Nos conviene aplicarnos urgentemente algunos consejos de los nutricionistas, fundamentalmente por razones sanitarias, además de las económicas (las compañías de seguros comienzan a elevar sus primas a los “gruesos”) o estéticas (que pueden llevar a la anorexia). Algunas recomendaciones básicas para una alimentación sana, avaladas por las agencias gubernamentales más fiables, son las siguientes:
1º Huir de la publicidad agresiva, tanto de productos alimenticios como adelgazantes. El mercado no es un consejero fiable para la salud: Mejor consultar cada caso concreto con el médico o el especialista.

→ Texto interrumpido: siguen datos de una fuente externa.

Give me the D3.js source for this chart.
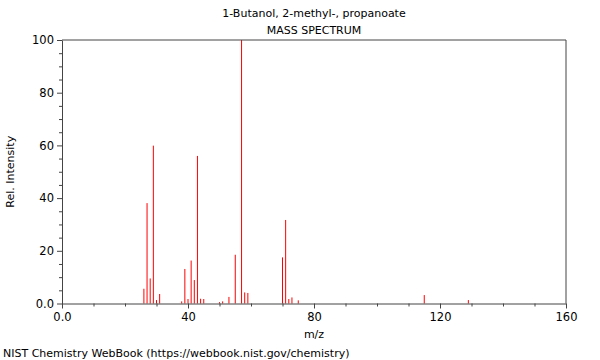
<!DOCTYPE html>
<html><head><meta charset="utf-8">
<script src="https://cdn.jsdelivr.net/npm/d3@7"></script>
<style>body{margin:0;background:#fff}svg{display:block}text{font-family:"DejaVu Sans",sans-serif;fill:#000}</style>
</head><body><svg id="c" width="600" height="360"></svg>
<script>
const mz = [26,27,28,29,30,31,38,39,40,41,42,43,44,45,50,51,53,55,57,58,59,70,71,72,73,75,115,129];
const intensity = [5.6,38.1,9.5,59.9,1.3,3.6,0.8,13.1,1.7,16.3,8.9,56.0,1.8,1.7,0.5,0.8,2.5,18.5,100,4.2,4.0,17.5,31.7,1.7,2.3,1.2,3.2,1.3];
const xTicks = [0,40,80,120,160];
const yTicks = [0,20,40,60,80,100];
const title = "1-Butanol, 2-methyl-, propanoate";
const subtitle = "MASS SPECTRUM";
const xLabel = "m/z";
const yLabel = "Rel. Intensity";
const footer = "NIST Chemistry WebBook (https://webbook.nist.gov/chemistry)";

const svg = d3.select("#c");
const L=62, R=566, T=40, B=303.5;
const x = d3.scaleLinear().domain([0,160]).range([L,R]);
const y = d3.scaleLinear().domain([0,100]).range([B,T]);
const axisCol = "#444";

// peaks
svg.append("g").selectAll("line").data(mz).join("line")
  .attr("x1",(d)=>x(d)).attr("x2",(d)=>x(d))
  .attr("y1",y(0)).attr("y2",(d,i)=>y(intensity[i]))
  .attr("stroke","#f00").attr("stroke-width",1);

// frame
svg.append("path").attr("d",`M${L},${T}H${R}V${B}`).attr("fill","none").attr("stroke",axisCol);

// minor ticks
const xMinor = d3.range(0,161,10).filter(v=>v%40!==0);
const yMinor = d3.range(0,101,5).filter(v=>v%20!==0);
svg.append("g").attr("transform",`translate(0,${B})`)
  .call(d3.axisBottom(x).tickValues(xMinor).tickSize(3).tickFormat(""))
  .call(g=>{g.select(".domain").remove();g.selectAll("line").attr("stroke",axisCol);});
svg.append("g").attr("transform",`translate(${L},0)`)
  .call(d3.axisLeft(y).tickValues(yMinor).tickSize(3).tickFormat(""))
  .call(g=>{g.select(".domain").remove();g.selectAll("line").attr("stroke",axisCol);});

// major axes
svg.append("g").attr("transform",`translate(0,${B})`)
  .call(d3.axisBottom(x).tickValues(xTicks).tickSize(5).tickSizeOuter(0).tickPadding(4)
    .tickFormat(d=>d===0?"0.0":d))
  .call(g=>{g.select(".domain").attr("stroke",axisCol);g.selectAll("line").attr("stroke",axisCol);
    g.selectAll("text").attr("font-size",11.5).attr("fill","#000").attr("font-family","DejaVu Sans");});
svg.append("g").attr("transform",`translate(${L},0)`)
  .call(d3.axisLeft(y).tickValues(yTicks).tickSize(5).tickSizeOuter(0).tickPadding(3)
    .tickFormat(d=>d===0?"0.0":d))
  .call(g=>{g.select(".domain").attr("stroke",axisCol);g.selectAll("line").attr("stroke",axisCol);
    g.selectAll("text").attr("font-size",11.5).attr("fill","#000").attr("font-family","DejaVu Sans");});

const cx=(L+R)/2;
svg.append("text").attr("x",cx).attr("y",17).attr("text-anchor","middle").attr("font-size",11).text(title);
svg.append("text").attr("x",cx).attr("y",34).attr("text-anchor","middle").attr("font-size",11).text(subtitle);
svg.append("text").attr("x",cx).attr("y",338).attr("text-anchor","middle").attr("font-size",11).text(xLabel);
svg.append("text").attr("transform",`translate(14,${(T+B)/2}) rotate(-90)`).attr("text-anchor","middle").attr("font-size",11).text(yLabel);
svg.append("text").attr("x",3).attr("y",357).attr("font-size",11).text(footer);
</script></body></html>
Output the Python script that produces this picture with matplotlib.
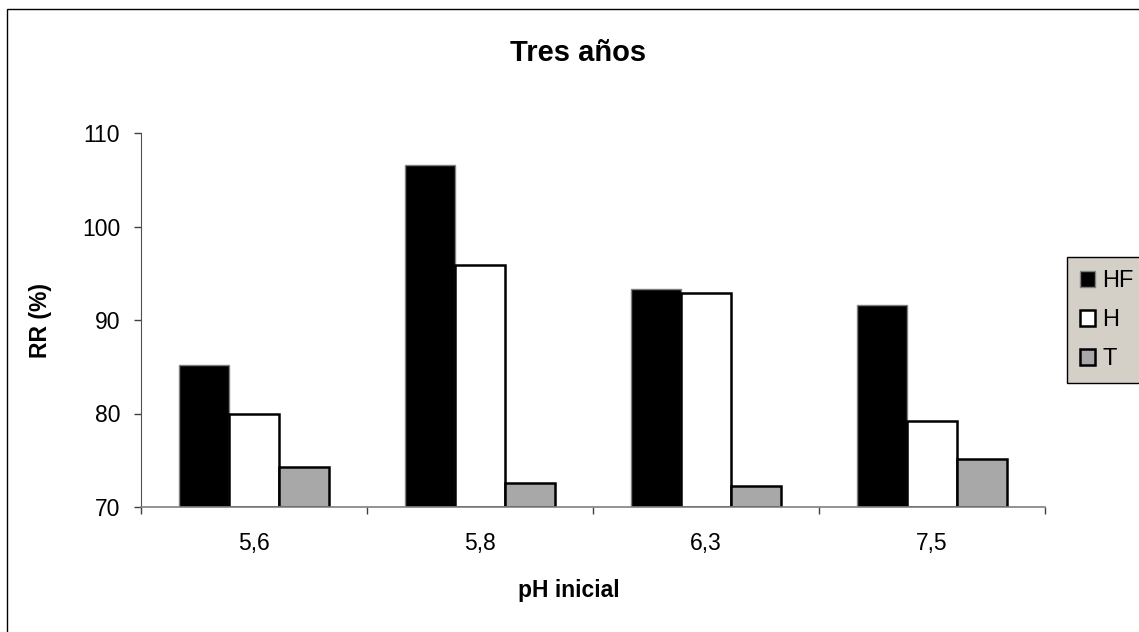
import matplotlib
matplotlib.use("Agg")
import matplotlib.pyplot as plt
import matplotlib.patches as mpatches
import numpy as np

categories = ["5,6", "5,8", "6,3", "7,5"]
series_names = ["HF", "H", "T"]
hf_values = [85.2, 106.6, 93.3, 91.6]
h_values = [79.9, 95.9, 92.9, 79.2]
t_values = [74.3, 72.6, 72.2, 75.1]
y_ticks = [70, 80, 90, 100, 110]

plt.rcParams['font.family'] = ['Liberation Sans', 'DejaVu Sans']

W, H = 1139, 632
fig = plt.figure(figsize=(W / 100, H / 100), dpi=100)
fig.patch.set_facecolor('white')

ax = fig.add_axes([141 / W, 1 - 507 / H, (1045 - 141) / W, (507 - 133) / H])

x = np.arange(len(categories))
bw = 0.2226
styles = [
    dict(facecolor='black', edgecolor='#808080', linewidth=1.0),
    dict(facecolor='white', edgecolor='black', linewidth=1.8),
    dict(facecolor='#a8a8a8', edgecolor='black', linewidth=1.8),
]
handles = []
for i, (vals, st) in enumerate(zip([hf_values, h_values, t_values], styles)):
    bars = ax.bar(x + (i - 1) * bw, np.array(vals) - 70, bottom=70, width=bw,
                  label=series_names[i], zorder=3, **st)
    handles.append(bars)

ax.set_xlim(-0.5, len(categories) - 0.5)
ax.set_ylim(70, 110)
ax.set_yticks(y_ticks)
ax.set_yticklabels([str(v) for v in y_ticks], fontsize=16.5)
ax.set_xticks(x)
ax.set_xticklabels(categories, fontsize=16.5)
ax.set_xticks(np.arange(len(categories) + 1) - 0.5, minor=True)
ax.tick_params(axis='x', which='major', length=0, pad=18)
ax.tick_params(axis='x', which='minor', length=5, width=1, color='#404040', direction='out')
ax.tick_params(axis='y', which='major', length=5, width=1, color='#404040', direction='out', pad=10)

for s in ['top', 'right']:
    ax.spines[s].set_visible(False)
ax.spines['left'].set_color('#505050')
ax.spines['bottom'].set_color('#808080')
ax.spines['bottom'].set_linewidth(1.2)
ax.spines['bottom'].set_zorder(4)

fig.text(578 / W, 1 - 53 / H, "Tres años", ha='center', va='center',
         fontsize=21, fontweight='bold')
fig.text(569 / W, 1 - 591 / H, "pH inicial", ha='center', va='center',
         fontsize=16.5, fontweight='bold')
fig.text(41 / W, 1 - 320 / H, "RR (%)", ha='center', va='center',
         fontsize=16.5, fontweight='bold', rotation=90)

# outer chart frame (clipped on right/bottom in reference)
frame = mpatches.Rectangle((7 / W, -0.2), 1.5, 1 - 9 / H + 0.2, transform=fig.transFigure,
                           facecolor='none', edgecolor='black', linewidth=1.0, clip_on=False)
fig.patches.append(frame)

leg = fig.legend(handles=handles, labels=series_names, loc='upper left',
                 bbox_to_anchor=(1067 / W, 1 - 257 / H), borderaxespad=0,
                 fontsize=17, frameon=True, fancybox=False, framealpha=1,
                 facecolor='#D4D0C8', edgecolor='black',
                 handlelength=0.65, handleheight=0.65, handletextpad=0.3,
                 labelspacing=0.72, borderpad=0.55)
leg.get_frame().set_linewidth(1.0)

fig.savefig('out.png', dpi=100)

2º Hacer tres comida diarias, sin olvidar el desayuno, consumiendo con moderación alimentos naturales variados, con preferencia a los de origen vegetal (o marino).
3º Comer cinco piezas diarias de frutas y hortalizas crudas o cocidas, como núcleo central de una dieta equilibrada y saludable que sacia y aporta nutrientes esenciales con pocas calorías.
4º Beber mucha agua, al despertarse y al acostarse, antes y después de las comidas, hasta un total diario en torno a los 1,5 litros.
5º Disminuir el consumo de sal, alcohol y alimentos energéticos ricos en grasas saturadas (normalmente de origen animal, mantequilla, margarina, grasas, carne roja,…) o azúcares refinados (dulces y bollería industrial).
6º Aprovechar el tiempo de las comidas para el encuentro y el diálogo con familiares y amigos.